KPMG Reports Owning a Home is Becoming Unachievable for Millennials

Soaring house prices and rising personal debt are making it impossible for many millennials to ever afford a home, according to a new poll commissioned by KPMG in Canada.

The KPMG Millennials and Retirement poll finds that while almost 72 per cent of millennials say their goal is to own a home, nearly 46 per cent say home ownership is a pipedream.

The poll surveyed 2,500 Canadians, including 1,000 millennials between the ages of 23 and 38 who now represent the largest population generation in the country.

“The combination of rising house prices, high levels of personal debt and annual incomes that are just a fraction of the cost of buying a home compared with their parents’ generation, is pushing the dream of home ownership out of reach for many millennials,” says Martin Joyce, Partner, National Leader, Human & Social Services, KPMG. “This is particularly challenging in the markets of Vancouver and Toronto.”

The poll also revealed an equal number of millennial homeowners (46 per cent) who have received a financial boost from their parents in order to buy a home. Two in five (38 per cent) believe their house won’t be worth as much in the future.

As the most educated generation, millennials have incurred high levels of student debt and those who have been able to enter the housing market have taken on larger mortgages relative to their incomes than those who came before them, according to Statistics Canada.

Housing – The Millennial Dilemma: KPMG in Canada Survey (CNW Group/KPMG LLP)

While millennials have higher incomes than previous cohorts, in part because of their higher educations, they are not necessarily better off, the poll indicates.

Household debt has been on an upward trend for the past 30 years and recently reached record highs, making home ownership even more unaffordable, especially in tight markets.

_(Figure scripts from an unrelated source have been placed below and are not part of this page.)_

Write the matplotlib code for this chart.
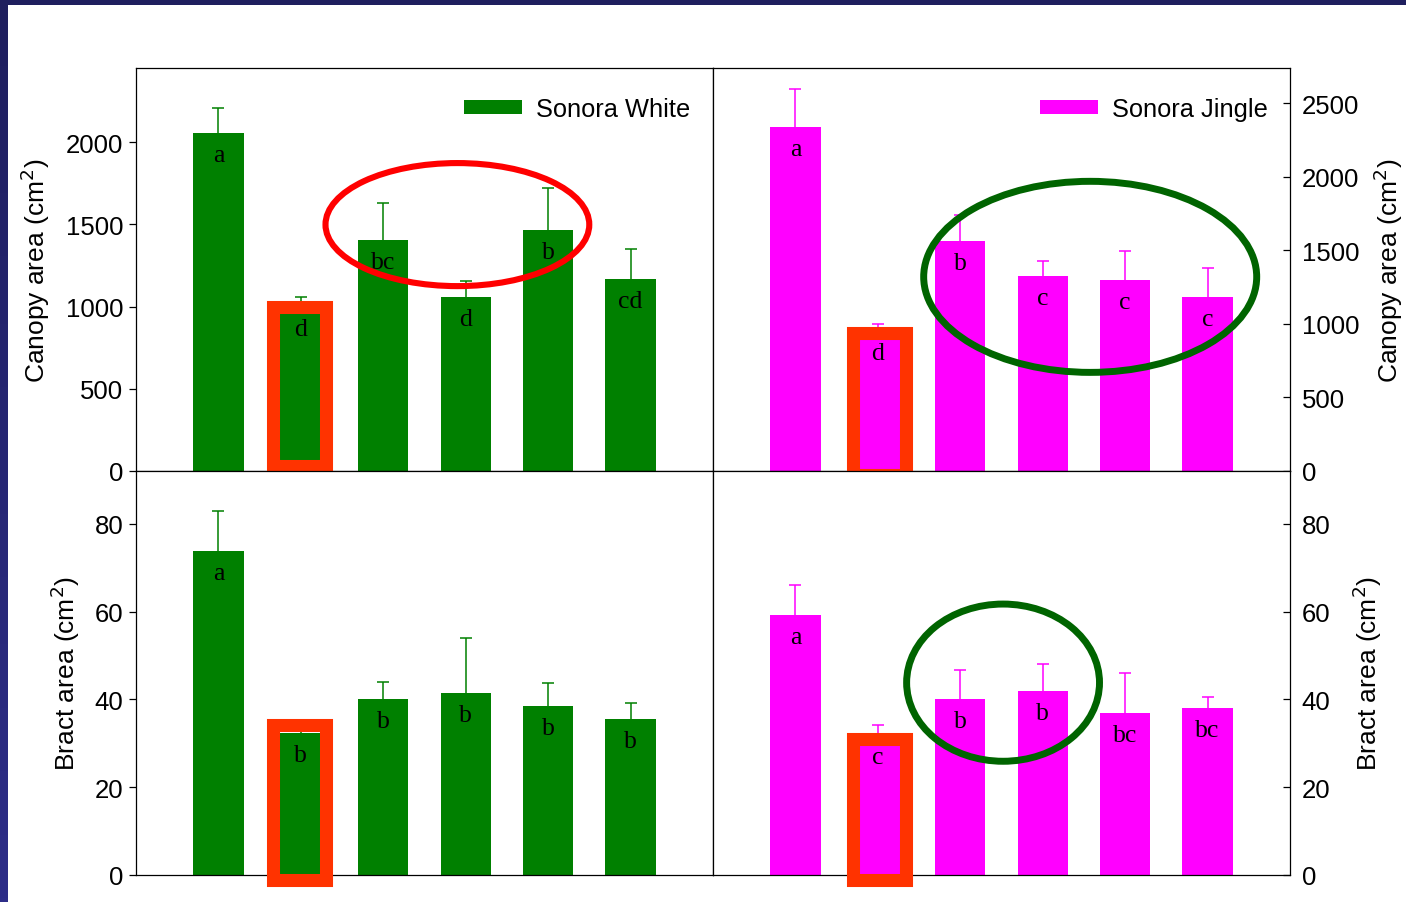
import matplotlib
matplotlib.use('Agg')
import matplotlib.pyplot as plt
import numpy as np
from matplotlib.patches import Rectangle, Ellipse, Patch
from matplotlib.colors import LinearSegmentedColormap

# ---------------- data ----------------
treatments = np.arange(6)

white_canopy = [2055, 1000, 1404, 1056, 1465, 1167]
white_canopy_se = [152, 60, 223, 101, 253, 184]
white_canopy_letters = ['a', 'd', 'bc', 'd', 'b', 'cd']

jingle_canopy = [2338, 950, 1562, 1324, 1297, 1186]
jingle_canopy_se = [256, 50, 179, 107, 202, 193]
jingle_canopy_letters = ['a', 'd', 'b', 'c', 'c', 'c']

white_bract = [73.7, 32.4, 40.0, 41.5, 38.4, 35.6]
white_bract_se = [9.2, 0.5, 3.9, 12.4, 5.3, 3.5]
white_bract_letters = ['a', 'b', 'b', 'b', 'b', 'b']

jingle_bract = [59.3, 32.0, 40.1, 41.9, 36.9, 38.0]
jingle_bract_se = [6.8, 2.2, 6.5, 6.2, 9.0, 2.5]
jingle_bract_letters = ['a', 'c', 'b', 'b', 'bc', 'bc']

canopy_ticks_white = [0, 500, 1000, 1500, 2000]
canopy_ticks_jingle = [0, 500, 1000, 1500, 2000, 2500]
bract_ticks = [0, 20, 40, 60, 80]

GREEN = '#008000'
MAGENTA = '#ff00ff'
SANS = ['Liberation Sans', 'DejaVu Sans']
SERIF = ['Liberation Serif', 'DejaVu Serif']

plt.rcParams['font.family'] = SANS

W, H = 1406, 903
fig = plt.figure(figsize=(W / 100, H / 100), dpi=100, facecolor='white')

# slide background border
grad = np.linspace(0, 1, 256).reshape(-1, 1)
band = fig.add_axes([0, 0, 8 / W, 1])
band.imshow(grad, aspect='auto',
            cmap=LinearSegmentedColormap.from_list('b', ['#1f1f5e', '#2d2d88']))
band.axis('off')
fig.patches.append(Rectangle((0, 1 - 6 / H), 1, 6 / H, transform=fig.transFigure,
                             facecolor='#1f1f5e', edgecolor='none', zorder=10))


def box(x0, y0, x1, y1):
    return [x0 / W, 1 - y1 / H, (x1 - x0) / W, (y1 - y0) / H]


ax_tl = fig.add_axes(box(136, 69, 713, 472))
ax_tr = fig.add_axes(box(713, 69, 1290, 472))
ax_bl = fig.add_axes(box(136, 472, 713, 876))
ax_br = fig.add_axes(box(713, 472, 1290, 876))


def draw(ax, vals, se, letters, color, ylim, ticks, side):
    eb = ax.errorbar(treatments, vals, yerr=[np.zeros(len(se)), se], fmt='none',
                     ecolor=color, elinewidth=1.1, capsize=4.6, capthick=1.1,
                     zorder=1)
    # show only the upper caps
    for cap in eb[1]:
        if np.allclose(cap.get_ydata(), vals):
            cap.set_visible(False)
    ax.bar(treatments, vals, width=0.61, color=color, zorder=2)
    for x, v, l in zip(treatments, vals, letters):
        ax.annotate(l, (x, v), xytext=(0, -8), textcoords='offset points',
                    ha='center', va='top', fontsize=18.5, family=SERIF, zorder=3)
    ax.set_xlim(-1, 6)
    ax.set_ylim(*ylim)
    ax.set_xticks([])
    ax.set_yticks(ticks)
    for s in ax.spines.values():
        s.set_linewidth(0.9)
    if side == 'left':
        ax.tick_params(axis='y', direction='out', length=5, width=0.9,
                       labelsize=18.5, pad=4)
    else:
        ax.yaxis.tick_right()
        ax.yaxis.set_label_position('right')
        ax.tick_params(axis='y', direction='in', length=5, width=0.9,
                       labelsize=18.5, pad=8.5)


draw(ax_tl, white_canopy, white_canopy_se, white_canopy_letters, GREEN,
     (0, 2450), canopy_ticks_white, 'left')
draw(ax_tr, jingle_canopy, jingle_canopy_se, jingle_canopy_letters, MAGENTA,
     (0, 2740), canopy_ticks_jingle, 'right')
draw(ax_bl, white_bract, white_bract_se, white_bract_letters, GREEN,
     (0, 92), bract_ticks, 'left')
draw(ax_br, jingle_bract, jingle_bract_se, jingle_bract_letters, MAGENTA,
     (0, 92), bract_ticks, 'right')

ax_tl.set_ylabel('Canopy area (cm$^2$)', fontsize=19)
ax_tl.yaxis.set_label_coords(-0.1456, 0.5)
ax_bl.set_ylabel('Bract area (cm$^2$)', fontsize=19)
ax_bl.yaxis.set_label_coords(-0.094, 0.5)
ax_tr.set_ylabel('Canopy area (cm$^2$)', fontsize=19)
ax_tr.yaxis.set_label_coords(1.142, 0.5)
ax_br.set_ylabel('Bract area (cm$^2$)', fontsize=19)
ax_br.yaxis.set_label_coords(1.104, 0.5)

for ax, name, color, xa in [(ax_tl, 'Sonora White', GREEN, 0.960),
                            (ax_tr, 'Sonora Jingle', MAGENTA, 0.962)]:
    ax.legend(handles=[Patch(facecolor=color, edgecolor='none', label=name)],
              loc='center right', bbox_to_anchor=(xa, 0.898), frameon=False,
              fontsize=18.3, handlelength=2.28, handleheight=0.47,
              handletextpad=0.55, borderpad=0, borderaxespad=0)

# highlight shapes (annotations)
RECT_C = '#ff3300'
for ax, xc, y0, y1 in [(ax_tl, 0.98, 32, 994), (ax_tr, 1.024, -24, 935),
                       (ax_bl, 0.98, -1.03, 34.1), (ax_br, 1.024, -1.03, 31.0)]:
    ax.add_patch(Rectangle((xc - 0.321, y0), 0.642, y1 - y0, fill=False,
                           edgecolor=RECT_C, linewidth=9.4, joinstyle='miter',
                           clip_on=False, zorder=5))

ax_tl.add_patch(Ellipse((2.899, 1498), 3.2, 748, fill=False, edgecolor='#ff0000',
                        linewidth=4.4, clip_on=False, zorder=6))
ax_tr.add_patch(Ellipse((3.576, 1320), 4.04, 1299, fill=False, edgecolor='#006400',
                        linewidth=5.0, clip_on=False, zorder=6))
ax_br.add_patch(Ellipse((2.519, 43.8), 2.34, 35.8, fill=False, edgecolor='#006400',
                        linewidth=5.0, clip_on=False, zorder=6))

fig.savefig('out.png', dpi=100, facecolor='white')
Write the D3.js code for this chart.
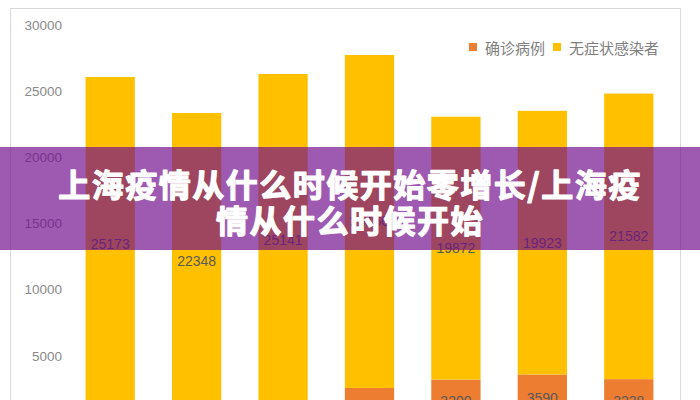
<!DOCTYPE html>
<html>
<head>
<meta charset="utf-8">
<script src="https://cdn.jsdelivr.net/npm/d3@7/dist/d3.min.js"></script>
<style>
  html, body { margin: 0; padding: 0; background: #fff; }
  svg { display: block; }
</style>
</head>
<body>
<svg id="chart" width="700" height="400"></svg>
<script>
// data (x-axis labels are cut off below the frame)
var categories = ["1", "2", "3", "4", "5", "6", "7"];
var confirmed = [898, 1003, 1157, 2573, 3200, 3590, 3238];
var asymptomatic = [25173, 22348, 25141, 25160, 19872, 19923, 21582];
var seriesNames = ["确诊病例", "无症状感染者"];
var yTicks = [5000, 10000, 15000, 20000, 25000, 30000];
var titleLines = ["上海疫情从什么时候开始零增长/上海疫", "情从什么时候开始"];

var colors = ["#ED7D31", "#FFC000"];
var numFont = "'Liberation Sans', Arial, sans-serif";
var cjkFont = "'Noto Sans CJK SC', sans-serif";

var svg = d3.select("#chart");

// chart frame
svg.append("rect")
    .attr("x", 10.5)
    .attr("y", 8.5)
    .attr("width", 670)
    .attr("height", 420)
    .attr("fill", "#fff")
    .attr("stroke", "#d9d9d9");

var x = d3.scaleBand()
    .domain(categories)
    .range([67, 672])
    .paddingInner(0.43)
    .paddingOuter(0.215);

var y = d3.scaleLinear()
    .domain([0, 30000])
    .range([422, 25]);

// y axis labels only, no line
var yAxis = svg.append("g")
    .attr("transform", "translate(62,0)")
    .call(d3.axisLeft(y).tickValues(yTicks).tickFormat(d3.format("d")).tickSize(0).tickPadding(0));
yAxis.select(".domain").remove();
yAxis.selectAll("text")
    .style("font-family", numFont)
    .style("font-size", "13.5px")
    .attr("fill", "#8a8a8a");

// x axis sits below the visible area
var xAxis = svg.append("g")
    .attr("transform", "translate(0," + y(0) + ")")
    .call(d3.axisBottom(x).tickSize(0));
xAxis.select(".domain").attr("stroke", "#d9d9d9");

var rows = categories.map(function (c, i) {
    return { cat: c, confirmed: confirmed[i], asymptomatic: asymptomatic[i] };
});
var stack = d3.stack().keys(["confirmed", "asymptomatic"])(rows);

var layers = svg.selectAll(".layer")
    .data(stack)
    .enter().append("g")
    .attr("class", "layer")
    .attr("fill", function (d, i) { return colors[i]; });

layers.selectAll("rect")
    .data(function (d) { return d; })
    .enter().append("rect")
    .attr("x", function (d) { return x(d.data.cat); })
    .attr("y", function (d) { return y(d[1]); })
    .attr("width", x.bandwidth())
    .attr("height", function (d) { return y(d[0]) - y(d[1]); });

layers.selectAll("text")
    .data(function (d) { return d; })
    .enter().append("text")
    .attr("x", function (d) { return x(d.data.cat) + x.bandwidth() / 2; })
    .attr("y", function (d) { return (y(d[0]) + y(d[1])) / 2; })
    .attr("text-anchor", "middle")
    .attr("dominant-baseline", "central")
    .attr("fill", "#595959")
    .style("font-family", numFont)
    .style("font-size", "14px")
    .text(function (d) { return d[1] - d[0]; });

// legend
var legend = svg.append("g").attr("transform", "translate(469,47)");
var legendX = [0, 84];
seriesNames.forEach(function (name, i) {
    var item = legend.append("g").attr("transform", "translate(" + legendX[i] + ",0)");
    item.append("rect")
        .attr("x", 0)
        .attr("y", -4)
        .attr("width", 8)
        .attr("height", 8)
        .attr("fill", colors[i]);
    item.append("text")
        .attr("x", 16)
        .attr("y", 0)
        .attr("dominant-baseline", "central")
        .attr("fill", "#7f7f7f")
        .style("font-family", cjkFont)
        .style("font-size", "15px")
        .text(name);
});

// overlay banner
svg.append("rect")
    .attr("x", 0)
    .attr("y", 147)
    .attr("width", 700)
    .attr("height", 103)
    .attr("fill", "rgb(112,12,140)")
    .attr("fill-opacity", 0.68);

svg.selectAll(".title-line")
    .data(titleLines)
    .enter().append("text")
    .attr("class", "title-line")
    .attr("x", 350)
    .attr("y", function (d, i) { return 183 + i * 36; })
    .attr("text-anchor", "middle")
    .attr("dominant-baseline", "central")
    .attr("fill", "#fff")
    .attr("stroke", "#fff")
    .attr("stroke-width", 1.2)
    .attr("stroke-linejoin", "round")
    .style("font-family", cjkFont)
    .style("font-weight", "700")
    .style("font-size", "32px")
    .style("letter-spacing", "1.5px")
    .text(function (d) { return d; });
</script>
</body>
</html>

Whereas the average debt-to-disposable income ratio in Canada was almost 87 per cent in 1990, it was more than 175 per cent at the end of 2018 – a trend that has caused the Bank of Canada to raise alarms about the country’s economic vulnerability.

Debt-to-income ratio is a key financial indicator and, for young millennials, that now stands at 216 per cent, far exceeding the 125 per cent for Gen-Xers and 80 per cent for baby boomers at the same age – primarily because of mortgage debt. Wage growth has also been slower than expected, the Bank of Canada has warned.

While millennials have proven to be willing to incur higher levels of debt to attain home ownership, they are less optimistic about the payoffs, the KPMG poll finds.

According to a Canadian Mortgage and Housing Corp. report, millennials take an average of 13 years to save for a 20 per cent down payment, while it took their parents just about five years in 1976.

“That’s eight fewer years that millennials might have for saving more for their retirement,” says Mr. Joyce. “If they do manage to save up and buy a house now and delay retirement savings, our poll finds 65 per cent of millennials fear they won’t have enough saved for retirement.”

It’s these fears that have spurred calls for action from the federal government and prompted such measures as the First-Time Home Buyer Incentive, and led Bank of Canada Governor Stephen Poloz to encourage the mortgage market to evolve to give Canadians more choice.

A majority of all the generations surveyed in the KPMG poll wants Ottawa to make it easier to use RRSPs for down payments, take housing affordability action, raise TFSA limits, and implement a new registered savings system, like RESPs for education savings, to make housing more affordable.

“It seems pretty clear that millennials are in a unique situation in terms of their ability to purchase a home – which has historically been a foundation for retirement stability – and most Canadians agree that the government has a role to play in making it a more achievable dream for many of them,” Mr. Joyce says. “It’s time to have a national conversation.”